What sounds like an item contestants would find in a mystery box on Food Network's Chopped can now be your standard pantry pal — if not for that wine grape taste, for the hue it contributes to your picture perfect meals. Instagram is flooded with sweet potato pies that are purple instead of orange. A unique shade of an ordinary dish will pique interest in your audience — digitally and those lucky enough to be in close proximity of your stove top.

With an elevated flavor being contributed to your dishes thanks to wine grapes like our familiar friend Pinot Noir and Gewurztraminer, your home chef status will be taken to the next level. A new, creative way to marry wine and food? That's something to cheers to.
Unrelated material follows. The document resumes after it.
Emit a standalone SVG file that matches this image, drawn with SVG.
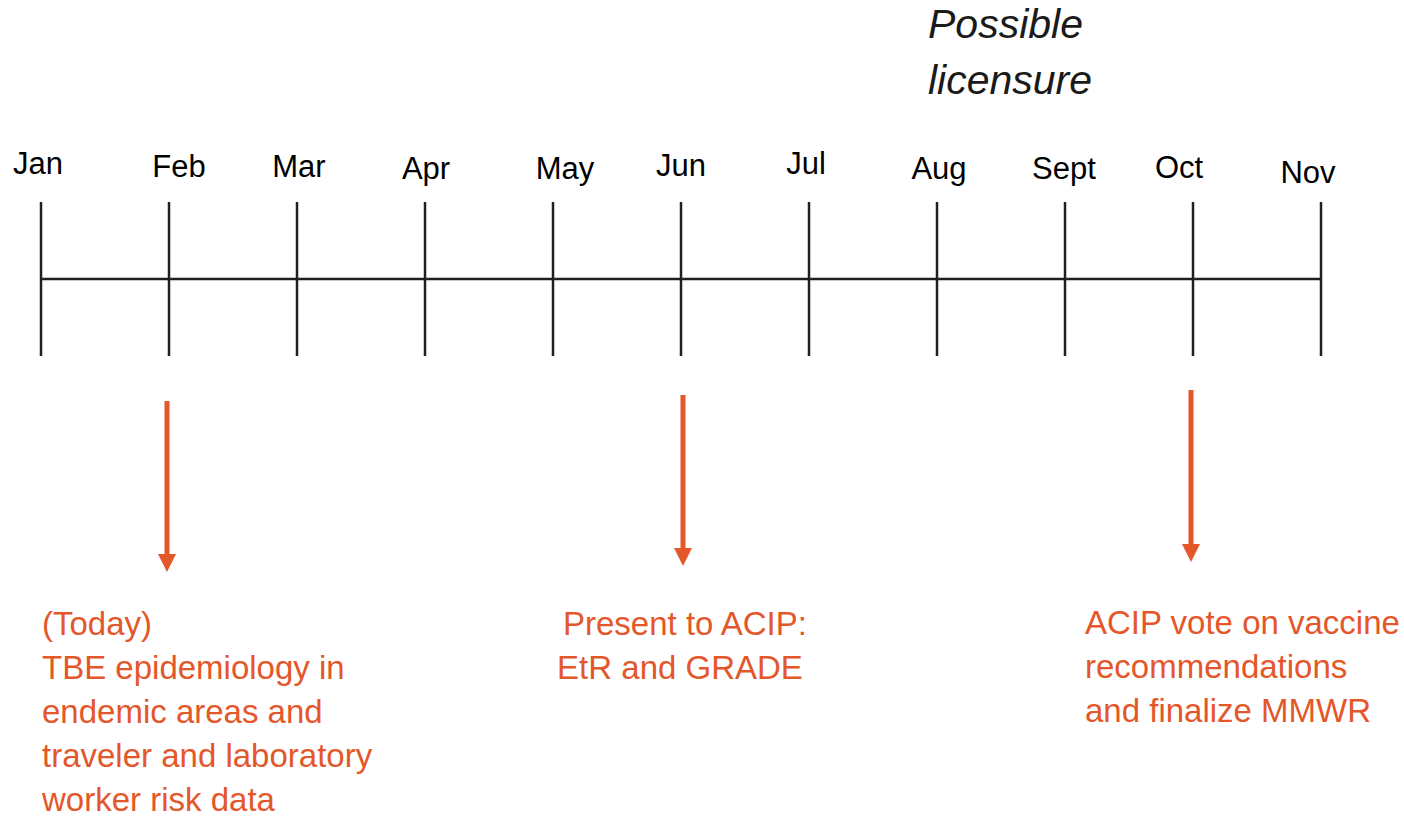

Another reason to keep your wine glass raised in the air? Hilary Niver-Johnson's Finger Lake's Wine Flour produces no waste. Zero. After the grapes are crushed for their juice, the seeds and skins are then transported to be milled into flour. Benefiting not only the environment, our wine inclined tastebuds, but also our vital organs. Yes. We might read and re-read the information that a glass of red wine an evening is ~good for your health~ to make that third glass feel more like a wellness indulgence, but these flours are packed with vitamins. The Sustainable Viticulture Systems website claims that wine flour is a, "natural source of antioxidants and polyphenols." Adding on to the wellness aspect of wine flour, the website iterates that, "additional vitamins and minerals found in our flours are calcium, magnesium and potassium." Cheers, again!

There is a selection of wine grape flours you can browse, just as you would your local liquor store. If you're whipping up a batch of cookies for the office party, the Riesling flour is suggested to assist in naturally sweetening the mix. With the Riesling flour you'll experience hints of ~green apples and honeysuckle~ which will not only compliment an old recipe but also your baking abilities. While the unique wine flours have their individual tasting notes, I suspect the broad notes that hit the tongue first will be ~gratitude~ and ~happiness~.

Now every hour of the day can be appropriate for wine. In some variation of the grape that lends us our happy hour juice. When you invite your friends over for a baking party or a dinner party you can now add more wine to the menu. Just note that these flours aren't one hundred percent interchangeable with your all-purpose or whole wheat flours. Because of their ability to absorb more water than usual, you'll have to adjust recipes accordingly to get that purple tinted wine flour flair.

If you're stuck in a wine flavored food inspiration rut, the possibilities to enjoy wine flour in many dishes are presented before you. There's a library of recipes to spike your imagination from "Red Velvet Cabernet Cookies" to "Riesling Broccoli Cheddar Dip." Basically anything that already calls for flour can be given a grape upgrade. Sweet or savory, wine is a flexible pairing product. With wine grapes now featured in milled form, every hour of the day can be happy hour. Cheers — I mean, bon appetit — I mean, both?